WHAT TO WORK ON:
Output all the data exactly. Pictures do not belong in the copy.
─── MATERIAL PROVIDED
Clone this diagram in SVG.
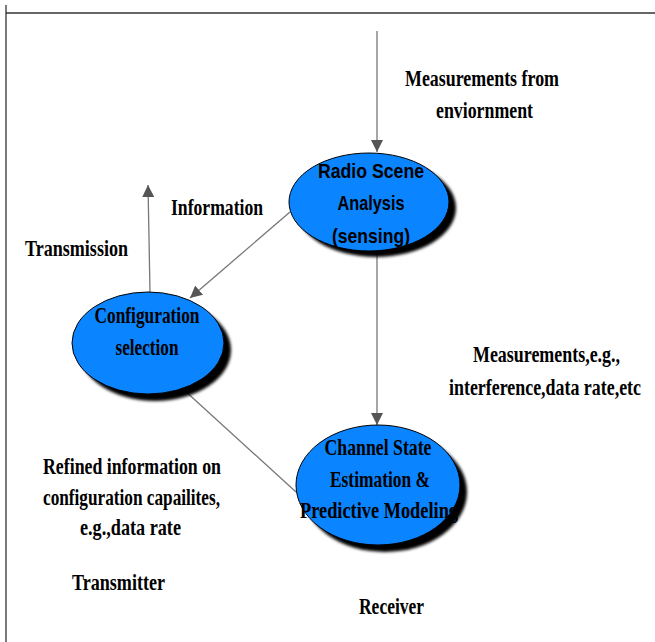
<svg xmlns="http://www.w3.org/2000/svg" width="655" height="642" viewBox="0 0 655 642">
<defs>
<style>
.lbl{font-family:"Liberation Serif","Times New Roman",serif;font-weight:bold;font-size:24px;fill:#000}
.sans{font-family:"Liberation Sans",Arial,sans-serif;font-weight:bold;font-size:21px;fill:#000}
.node{fill:#0a84ff;stroke:#000;stroke-width:1}
.shadow{fill:#000;filter:url(#blur)}
.conn{stroke:#777;stroke-width:1.3;fill:none}
.arrow{marker-end:url(#arr)}
</style>
<filter id="blur" x="-20%" y="-20%" width="140%" height="140%"><feGaussianBlur stdDeviation="1.5"/></filter>
<marker id="arr" viewBox="0 0 10 10" refX="10" refY="5" markerWidth="12" markerHeight="12" markerUnits="userSpaceOnUse" orient="auto">
<path d="M0,0 L10,5 L0,10 z" fill="#555"/>
</marker>
</defs>
<rect width="655" height="642" fill="#fff"/>
<g id="frame" stroke="#333" stroke-width="1.3">
<line x1="6" y1="13" x2="655" y2="13"/>
<line x1="6" y1="5" x2="6" y2="642"/>
</g>
<g id="connectors">
<line class="conn arrow" x1="377" y1="31" x2="377" y2="152"/>
<line class="conn arrow" x1="377" y1="253" x2="377" y2="425"/>
<line class="conn arrow" x1="290" y1="212" x2="190" y2="298"/>
<line class="conn arrow" x1="150" y1="292" x2="148" y2="185"/>
<line class="conn" x1="296" y1="492" x2="172" y2="379"/>
</g>
<g id="radio-scene">
<ellipse class="shadow" cx="376" cy="208" rx="80" ry="49"/>
<ellipse class="node" cx="369" cy="202" rx="80" ry="49"/>
<text class="sans" x="371" y="178" text-anchor="middle" textLength="106" lengthAdjust="spacingAndGlyphs">Radio Scene</text>
<text class="sans" x="371" y="210" text-anchor="middle" textLength="67" lengthAdjust="spacingAndGlyphs">Analysis</text>
<text class="sans" x="371" y="243" text-anchor="middle" textLength="78" lengthAdjust="spacingAndGlyphs">(sensing)</text>
</g>
<g id="config">
<ellipse class="shadow" cx="155" cy="350" rx="76" ry="51"/>
<ellipse class="node" cx="148" cy="343" rx="76" ry="51"/>
<text class="lbl" x="147" y="323" text-anchor="middle" textLength="105" lengthAdjust="spacingAndGlyphs">Configuration</text>
<text class="lbl" x="147" y="355" text-anchor="middle" textLength="63" lengthAdjust="spacingAndGlyphs">selection</text>
</g>
<g id="channel-state">
<ellipse class="shadow" cx="385" cy="492" rx="82" ry="60"/>
<ellipse class="node" cx="378" cy="485" rx="82" ry="60"/>
<text class="lbl" x="378" y="455" text-anchor="middle" textLength="107" lengthAdjust="spacingAndGlyphs">Channel State</text>
<text class="lbl" x="380" y="487" text-anchor="middle" textLength="100" lengthAdjust="spacingAndGlyphs">Estimation &amp;</text>
<text class="lbl" x="379" y="518" text-anchor="middle" textLength="158" lengthAdjust="spacingAndGlyphs">Predictive Modeling</text>
</g>
<g id="labels">
<text class="lbl" x="405" y="86" textLength="154" lengthAdjust="spacingAndGlyphs">Measurements from</text>
<text class="lbl" x="436" y="118" textLength="97" lengthAdjust="spacingAndGlyphs">enviornment</text>
<text class="lbl" x="171" y="215" textLength="92" lengthAdjust="spacingAndGlyphs">Information</text>
<text class="lbl" x="25" y="256" textLength="103" lengthAdjust="spacingAndGlyphs">Transmission</text>
<text class="lbl" x="473" y="362" textLength="147" lengthAdjust="spacingAndGlyphs">Measurements,e.g.,</text>
<text class="lbl" x="449" y="395" textLength="192" lengthAdjust="spacingAndGlyphs">interference,data rate,etc</text>
<text class="lbl" x="43" y="474" textLength="178" lengthAdjust="spacingAndGlyphs">Refined information on</text>
<text class="lbl" x="43" y="505" textLength="177" lengthAdjust="spacingAndGlyphs">configuration capailites,</text>
<text class="lbl" x="80" y="535" textLength="101" lengthAdjust="spacingAndGlyphs">e.g.,data rate</text>
<text class="lbl" x="72" y="590" textLength="93" lengthAdjust="spacingAndGlyphs">Transmitter</text>
<text class="lbl" x="359" y="614" textLength="65" lengthAdjust="spacingAndGlyphs">Receiver</text>
</g>
</svg>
──────
FINISHED ANSWER:
Clone this diagram in SVG.
<svg xmlns="http://www.w3.org/2000/svg" width="655" height="642" viewBox="0 0 655 642">
<defs>
<style>
.lbl{font-family:"Liberation Serif","Times New Roman",serif;font-weight:bold;font-size:24px;fill:#000}
.sans{font-family:"Liberation Sans",Arial,sans-serif;font-weight:bold;font-size:21px;fill:#000}
.node{fill:#0a84ff;stroke:#000;stroke-width:1}
.shadow{fill:#000;filter:url(#blur)}
.conn{stroke:#777;stroke-width:1.3;fill:none}
.arrow{marker-end:url(#arr)}
</style>
<filter id="blur" x="-20%" y="-20%" width="140%" height="140%"><feGaussianBlur stdDeviation="1.5"/></filter>
<marker id="arr" viewBox="0 0 10 10" refX="10" refY="5" markerWidth="12" markerHeight="12" markerUnits="userSpaceOnUse" orient="auto">
<path d="M0,0 L10,5 L0,10 z" fill="#555"/>
</marker>
</defs>
<rect width="655" height="642" fill="#fff"/>
<g id="frame" stroke="#333" stroke-width="1.3">
<line x1="6" y1="13" x2="655" y2="13"/>
<line x1="6" y1="5" x2="6" y2="642"/>
</g>
<g id="connectors">
<line class="conn arrow" x1="377" y1="31" x2="377" y2="152"/>
<line class="conn arrow" x1="377" y1="253" x2="377" y2="425"/>
<line class="conn arrow" x1="290" y1="212" x2="190" y2="298"/>
<line class="conn arrow" x1="150" y1="292" x2="148" y2="185"/>
<line class="conn" x1="296" y1="492" x2="172" y2="379"/>
</g>
<g id="radio-scene">
<ellipse class="shadow" cx="376" cy="208" rx="80" ry="49"/>
<ellipse class="node" cx="369" cy="202" rx="80" ry="49"/>
<text class="sans" x="371" y="178" text-anchor="middle" textLength="106" lengthAdjust="spacingAndGlyphs">Radio Scene</text>
<text class="sans" x="371" y="210" text-anchor="middle" textLength="67" lengthAdjust="spacingAndGlyphs">Analysis</text>
<text class="sans" x="371" y="243" text-anchor="middle" textLength="78" lengthAdjust="spacingAndGlyphs">(sensing)</text>
</g>
<g id="config">
<ellipse class="shadow" cx="155" cy="350" rx="76" ry="51"/>
<ellipse class="node" cx="148" cy="343" rx="76" ry="51"/>
<text class="lbl" x="147" y="323" text-anchor="middle" textLength="105" lengthAdjust="spacingAndGlyphs">Configuration</text>
<text class="lbl" x="147" y="355" text-anchor="middle" textLength="63" lengthAdjust="spacingAndGlyphs">selection</text>
</g>
<g id="channel-state">
<ellipse class="shadow" cx="385" cy="492" rx="82" ry="60"/>
<ellipse class="node" cx="378" cy="485" rx="82" ry="60"/>
<text class="lbl" x="378" y="455" text-anchor="middle" textLength="107" lengthAdjust="spacingAndGlyphs">Channel State</text>
<text class="lbl" x="380" y="487" text-anchor="middle" textLength="100" lengthAdjust="spacingAndGlyphs">Estimation &amp;</text>
<text class="lbl" x="379" y="518" text-anchor="middle" textLength="158" lengthAdjust="spacingAndGlyphs">Predictive Modeling</text>
</g>
<g id="labels">
<text class="lbl" x="405" y="86" textLength="154" lengthAdjust="spacingAndGlyphs">Measurements from</text>
<text class="lbl" x="436" y="118" textLength="97" lengthAdjust="spacingAndGlyphs">enviornment</text>
<text class="lbl" x="171" y="215" textLength="92" lengthAdjust="spacingAndGlyphs">Information</text>
<text class="lbl" x="25" y="256" textLength="103" lengthAdjust="spacingAndGlyphs">Transmission</text>
<text class="lbl" x="473" y="362" textLength="147" lengthAdjust="spacingAndGlyphs">Measurements,e.g.,</text>
<text class="lbl" x="449" y="395" textLength="192" lengthAdjust="spacingAndGlyphs">interference,data rate,etc</text>
<text class="lbl" x="43" y="474" textLength="178" lengthAdjust="spacingAndGlyphs">Refined information on</text>
<text class="lbl" x="43" y="505" textLength="177" lengthAdjust="spacingAndGlyphs">configuration capailites,</text>
<text class="lbl" x="80" y="535" textLength="101" lengthAdjust="spacingAndGlyphs">e.g.,data rate</text>
<text class="lbl" x="72" y="590" textLength="93" lengthAdjust="spacingAndGlyphs">Transmitter</text>
<text class="lbl" x="359" y="614" textLength="65" lengthAdjust="spacingAndGlyphs">Receiver</text>
</g>
</svg>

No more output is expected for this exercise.